Когда я вернулась, сестра Имельда сидела, примостившись на краю стола, и болтала ногами. В позе ее чувствовались какая-то бесшабашность, вызов. Казалось, она вот-вот щелкнет портсигаром и лихо предложит закурить. Чудный запах пирога напомнил, что я проголодалась, перед моими глазами встали наш дом и мама, и мне представилось, как она протыкает апельсиновые пироги вязальной спицей и протягивает мне спицу — слизнуть непропеченное тесто. Я подумала, уж не заместила ли мне сестра Имельда маму, и надеялась, что нет, потому что мечтала оторваться от своих первоистоков и занять место в новом — не чета прежнему — мире.

— А ты ведь сластена, угадала? — Сестра Имельда встала, пересекла кухню и извлекла из-под блистающего серебряного колпака два пирожных с решеточкой из теста поверх темного варенья. Пирожные были еще теплые.

— Что мне с ними делать? — спросила я.

— Есть, дурында ты этакая. — Она смотрела мне в рот, будто ей доставляло удовольствие смотреть, как я ем, я же от смущения роняла крошки и пачкала рот смородиновым вареньем.

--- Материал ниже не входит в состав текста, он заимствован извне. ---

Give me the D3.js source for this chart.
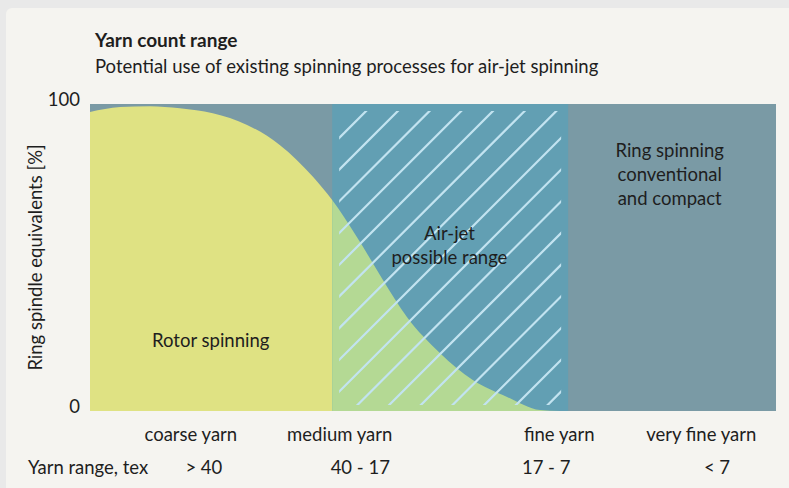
<!DOCTYPE html>
<html>
<head>
<meta charset="utf-8">
<script src="https://cdn.jsdelivr.net/npm/d3@7"></script>
<style>
  html, body { margin: 0; padding: 0; background: #e9e9e9; }
  svg { display: block; }
  text { font-family: Lato, "Noto Sans", sans-serif; fill: #1e1e1e; }
</style>
</head>
<body>
<svg id="chart" width="789" height="488"></svg>
<script>
// Yarn fineness position along the axis (0 = coarsest, 100 = finest)
const curvePos = [0, 4.4, 8.7, 13.1, 17.9, 22.9, 27.7, 32.5, 35.3, 38.9, 42.7, 46.2, 51.0, 55.8, 60.8, 65.6, 68.5];
// Share of ring spindle equivalents that rotor spinning can cover [%]
const rotorShare = [97.4, 99.0, 99.3, 98.6, 97.0, 93.2, 86.6, 76.3, 68.7, 56.7, 42.7, 30.6, 18.9, 10.1, 4.6, 0.3, 0];

// Air-jet possible range along the fineness axis
const airJetRange = [35.3, 69.7];

// Yarn classes and their tex ranges
const yarnClasses = ["coarse yarn", "medium yarn", "fine yarn", "very fine yarn"];
const classPos = [14.7, 36.4, 68.4, 89.1];
const texRanges = ["> 40", "40 - 17", "17 - 7", "< 7"];
const texPos = [16.6, 39.4, 66.5, 91.4];

const yTicks = [0, 100];

const svg = d3.select("#chart");

// card
svg.append("rect")
  .attr("x", 6).attr("y", 8).attr("width", 820).attr("height", 520)
  .attr("rx", 6).attr("fill", "#f5f4f0");

const plot = { left: 90, right: 776, top: 104, bottom: 411 };

const x = d3.scaleLinear().domain([0, 100]).range([plot.left, plot.right]);
const y = d3.scaleLinear().domain([0, 100]).range([plot.bottom, plot.top]);

const fs = 18.5;

// Titles
svg.append("text").attr("x", 95).attr("y", 47)
  .attr("font-size", 19).attr("font-weight", 700)
  .text("Yarn count range");
svg.append("text").attr("x", 95).attr("y", 73)
  .attr("font-size", fs)
  .text("Potential use of existing spinning processes for air-jet spinning");

const g = svg.append("g");

// Ring spinning background (whole count range)
g.append("rect")
  .attr("x", x(0)).attr("y", y(100))
  .attr("width", x(100) - x(0)).attr("height", y(0) - y(100))
  .attr("fill", "#7a9aa5");

// Air-jet range
g.append("rect")
  .attr("x", x(airJetRange[0])).attr("y", y(100))
  .attr("width", x(airJetRange[1]) - x(airJetRange[0])).attr("height", y(0) - y(100))
  .attr("fill", "#629fb3");

const defs = svg.append("defs");
defs.append("clipPath").attr("id", "clip-rotor").append("rect")
  .attr("x", x(0)).attr("y", y(100))
  .attr("width", x(airJetRange[0]) - x(0)).attr("height", y(0) - y(100));
defs.append("clipPath").attr("id", "clip-air").append("rect")
  .attr("x", x(airJetRange[0])).attr("y", y(100))
  .attr("width", x(airJetRange[1]) - x(airJetRange[0])).attr("height", y(0) - y(100));

const rotorData = curvePos.map((p, i) => ({ p, v: rotorShare[i] }));
const area = d3.area()
  .x(d => x(d.p))
  .y0(y(0))
  .y1(d => y(d.v))
  .curve(d3.curveMonotoneX);

g.append("path").datum(rotorData)
  .attr("d", area).attr("fill", "#dfe283")
  .attr("clip-path", "url(#clip-rotor)");
g.append("path").datum(rotorData)
  .attr("d", area).attr("fill", "#b4d994")
  .attr("clip-path", "url(#clip-air)");

// Hatching across the air-jet range
const inset = 7;
const hx0 = x(airJetRange[0]) + inset, hx1 = x(airJetRange[1]) - inset;
const hy0 = y(100) + inset, hy1 = y(0) - 6;
defs.append("clipPath").attr("id", "clip-hatch").append("rect")
  .attr("x", hx0).attr("y", hy0).attr("width", hx1 - hx0).attr("height", hy1 - hy0);
const step = 31.7;
const offsets = d3.range(hx0 + hy0 + 27, hx1 + hy1 + 1, step);
g.append("g").attr("clip-path", "url(#clip-hatch)")
  .selectAll("line").data(offsets).join("line")
  .attr("x1", c => c - hy1 - 40).attr("y1", hy1 + 40)
  .attr("x2", c => c - hy0 + 40).attr("y2", hy0 - 40)
  .attr("stroke", "#c2e3f0").attr("stroke-width", 2.2).attr("stroke-linecap", "round");

// Region labels
svg.append("text").attr("x", x(17.6)).attr("y", 347)
  .attr("text-anchor", "middle").attr("font-size", fs).text("Rotor spinning");
const air = svg.append("text").attr("text-anchor", "middle").attr("font-size", fs);
air.append("tspan").attr("x", x(52.4)).attr("y", 240).text("Air-jet");
air.append("tspan").attr("x", x(52.4)).attr("y", 264).text("possible range");
const ring = svg.append("text").attr("text-anchor", "middle").attr("font-size", fs);
["Ring spinning", "conventional", "and compact"].forEach((t, i) =>
  ring.append("tspan").attr("x", x(84.5)).attr("y", 157 + i * 24).text(t));

// Y axis labels
svg.append("g").selectAll("text").data(yTicks).join("text")
  .attr("x", 80).attr("y", d => y(d) + 1.5)
  .attr("text-anchor", "end").attr("font-size", fs)
  .text(d => d);
svg.append("text")
  .attr("transform", `translate(42,${(plot.top + plot.bottom) / 2}) rotate(-90)`)
  .attr("text-anchor", "middle").attr("font-size", fs)
  .text("Ring spindle equivalents [%]");

// Yarn classes and tex ranges
svg.append("g").selectAll("text").data(yarnClasses).join("text")
  .attr("x", (d, i) => x(classPos[i])).attr("y", 441)
  .attr("text-anchor", "middle").attr("font-size", fs)
  .text(d => d);
svg.append("text").attr("x", 28).attr("y", 474).attr("font-size", fs)
  .text("Yarn range, tex");
svg.append("g").selectAll("text").data(texRanges).join("text")
  .attr("x", (d, i) => x(texPos[i])).attr("y", 474)
  .attr("text-anchor", "middle").attr("font-size", fs)
  .text(d => d);
</script>
</body>
</html>
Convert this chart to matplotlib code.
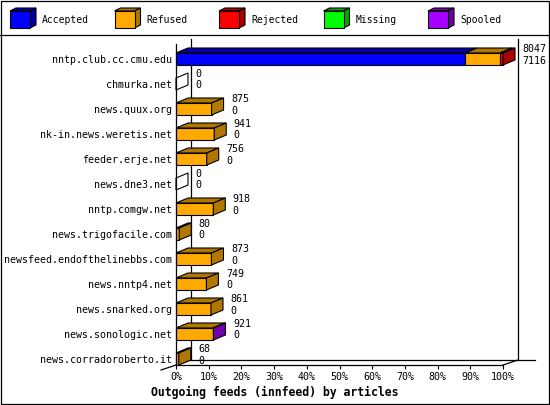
import matplotlib
matplotlib.use("Agg")
import matplotlib.pyplot as plt
from matplotlib.patches import Rectangle, Polygon

# servers and article counts
servers = ["nntp.club.cc.cmu.edu", "chmurka.net", "news.quux.org",
           "nk-in.news.weretis.net", "feeder.erje.net", "news.dne3.net",
           "nntp.comgw.net", "news.trigofacile.com", "newsfeed.endofthelinebbs.com",
           "news.nntp4.net", "news.snarked.org", "news.sonologic.net",
           "news.corradoroberto.it"]
offered = [8047, 0, 875, 941, 756, 0, 918, 80, 873, 749, 861, 921, 68]
accepted = [7116, 0, 0, 0, 0, 0, 0, 0, 0, 0, 0, 0, 0]
refused = [855, 0, 875, 941, 756, 0, 918, 80, 873, 749, 861, 911, 68]
rejected = [76, 0, 0, 0, 0, 0, 0, 0, 0, 0, 0, 0, 0]
missing = [0, 0, 0, 0, 0, 0, 0, 0, 0, 0, 0, 0, 0]
spooled = [0, 0, 0, 0, 0, 0, 0, 0, 0, 0, 0, 10, 0]

legend_names = ["Accepted", "Refused", "Rejected", "Missing", "Spooled"]
x_ticks = [0, 10, 20, 30, 40, 50, 60, 70, 80, 90, 100]
title = "Outgoing feeds (innfeed) by articles"

front_cols = ["#0000FF", "#FFAA00", "#FF0000", "#00FF00", "#AA00FF"]
dark_cols = ["#0000A8", "#B07800", "#AA0000", "#00A800", "#7000A8"]

mono = "DejaVu Sans Mono"
W, H = 550, 405

fig = plt.figure(figsize=(5.5, 4.05), dpi=100)

# full-figure pixel axes for borders and legend
frame = fig.add_axes([0, 0, 1, 1])
frame.set_xlim(0, W)
frame.set_ylim(H, 0)
frame.axis("off")
frame.add_patch(Rectangle((0.5, 0.5), W - 1.5, H - 1.5, fill=False, lw=0.9, ec="black"))
frame.plot([0, W], [34.5, 34.5], color="black", lw=0.9)

for i, name in enumerate(legend_names):
    x0 = 10 + 104.5 * i
    frame.add_patch(Polygon([(x0, 11), (x0 + 20, 11), (x0 + 26, 8), (x0 + 6, 8)],
                            fc=dark_cols[i], ec="black", lw=0.8))
    frame.add_patch(Polygon([(x0 + 20, 11), (x0 + 26, 8), (x0 + 26, 25), (x0 + 20, 28)],
                            fc=dark_cols[i], ec="black", lw=0.8))
    frame.add_patch(Rectangle((x0, 11), 20, 17, fc=front_cols[i], ec="black", lw=0.8))
    frame.text(x0 + 32, 20, name, fontsize=7, family=mono, va="center", ha="left")

frame.text(W / 2, 392, title, fontsize=8.3, family=mono, weight="bold",
           ha="center", va="center")

# plot axes: front plane 0..100%, rows 0..12
ax = fig.add_axes([176 / W, (H - 365) / H, 327 / W, 326 / H])
n = len(servers)
ax.set_xlim(0, 100)
ax.set_ylim(n - 1 + 0.24, -0.8)
ax.patch.set_alpha(0)

px_x = 3.27   # pixels per percent
px_y = 25.0   # pixels per row
bdx, bdy = 12 / px_x, -5 / px_y     # bar depth
fdx, fdy = 15 / px_x, -5 / px_y     # floor / wall depth
h = 0.24
bottom = n - 1 + 0.24

# walls and floor
ax.plot([fdx, fdx], [-0.8, bottom + fdy], color="black", lw=0.9, zorder=0.5, clip_on=False)
ax.plot([100 + fdx, 100 + fdx], [-0.8, bottom + fdy], color="black", lw=0.9, zorder=0.5, clip_on=False)
ax.plot([fdx, 109.8], [bottom + fdy, bottom + fdy], color="black", lw=0.9, zorder=0.5, clip_on=False)
ax.plot([-fdx, fdx], [bottom - fdy, bottom + fdy], color="black", lw=0.9, zorder=0.5, clip_on=False)
ax.plot([100, 100 + fdx], [bottom, bottom + fdy], color="black", lw=0.9, zorder=0.5, clip_on=False)

for s in ["top", "right"]:
    ax.spines[s].set_visible(False)
ax.spines["left"].set_bounds(bottom, -0.6)
ax.spines["bottom"].set_bounds(0, 100)
ax.spines["left"].set_linewidth(0.9)
ax.spines["bottom"].set_linewidth(0.9)

ax.set_xticks(x_ticks)
ax.set_xticklabels([str(t) + "%" for t in x_ticks], fontsize=7.2, family=mono)
ax.set_yticks(range(n))
ax.set_yticklabels(servers, fontsize=7.2, family=mono)
ax.tick_params(axis="x", length=3, width=0.8, pad=2)
ax.tick_params(axis="y", length=0, pad=3)

top = max(offered)
for r in range(n):
    segs = [accepted[r], refused[r], rejected[r], missing[r], spooled[r]]
    x0 = 0.0
    last = None
    for k, v in enumerate(segs):
        if v <= 0:
            continue
        w = v / top * 100
        ax.add_patch(Polygon([(x0, r - h), (x0 + w, r - h), (x0 + w + bdx, r - h + bdy),
                              (x0 + bdx, r - h + bdy)],
                             fc=dark_cols[k], ec="black", lw=0.8, zorder=2, clip_on=False))
        ax.add_patch(Rectangle((x0, r - h), w, 2 * h, fc=front_cols[k], ec="black",
                               lw=0.8, zorder=2, clip_on=False))
        x0 += w
        last = k
    side_fc = dark_cols[last] if last is not None else "none"
    ax.add_patch(Polygon([(x0, r - h), (x0 + bdx, r - h + bdy), (x0 + bdx, r + h + bdy),
                          (x0, r + h)],
                         fc=side_fc, ec="black", lw=0.8, zorder=2, clip_on=False))
    tx = x0 + bdx + 7.5 / px_x
    ax.text(tx, r - 0.4, str(offered[r]), fontsize=7.2, family=mono, va="center",
            ha="left", clip_on=False)
    ax.text(tx, r + 0.06, str(accepted[r]), fontsize=7.2, family=mono, va="center",
            ha="left", clip_on=False)

fig.savefig("out.png", dpi=100)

Сестра Имельда явно забавлялась. Такого ощущения, одновременно и радости, и неловкости, мне не дано было испытать ни до, ни после, и риск лишь усугублял наслаждение. Если б нас застали на месте преступления, на сестру Имельду уж точно наложили бы епитимью. Я глядела на нее и думала, что никого нет лучше, отчаянней ее, и гадала, хочется ли ей есть. Черную рясу прикрывал белый халат, отчего она казалась добрее, независимее, и мне подумалось, каким счастьем было бы для нас перенестись на самую обыкновенную кухню и готовить что-нибудь простое и незатейливое. Но где там. И тогда мне открылось, что наслаждение для меня всегда будет неотъемлемо от страдания и что они идут рука об руку и взаимозависимы, как постоянный и переменный токи.

— А у вас, когда вы учились в Дублинском университете, был друг? — выпалила я.

— Я сидела за партой с одной сестрой из Хоуса и жила вместе с ней в общежитии, — ответила она.

Мне интересно, были ли у тебя мальчики, как тебе живется в монастыре и хочется ли тебе вырваться за его стены — думала я, думала, но молчала.

Мы были наслышаны про жизнь монахинь. Говорили, что монашки носят колючее шерстяное белье, не едят ни мяса, ни пирогов, никаких деликатесов, а на завтрак у них один черствый хлеб, по нескольку часов кряду они не имеют права даже словом обменяться друг с другом, не вольны и в мыслях своих, а случись им подумать о еде или развлечениях, должны тут же отбросить эти мысли и вернуться к мыслям о господе и жизни вечной. Спят они на голых досках без простынь, под колкими одеялами. В четыре утра, когда мы еще сладко спим, монашки встают и в рясах (а в какой рясе они ходят, в той их и хоронят), сбившись стаей, точно воронье, спускаются с песнопениями вниз по деревянной лестнице и распростираются на каменном полу часовни. Все монахини до одной, не исключая игуменьи, смиренно распростираются ниц, читают латинские молитвы и всецело предаются господу. Потом молча расходятся по кельям, после чего могут поспать еще час. Я ясно представляла себе, как сестра Имельда, раскинув руки, лежит ничком на каменном полу. Проснувшись посреди ночи от дурного сна, я часто слышала пение монахинь; мы хоть и спали в разных зданиях, но они примыкали друг к другу, и тот, кто просыпался, слышал заунывные латинские песнопения задолго до того, как птицы поднимут щебет и в шесть часов, объявляя подъем, зазвонит наш колокол.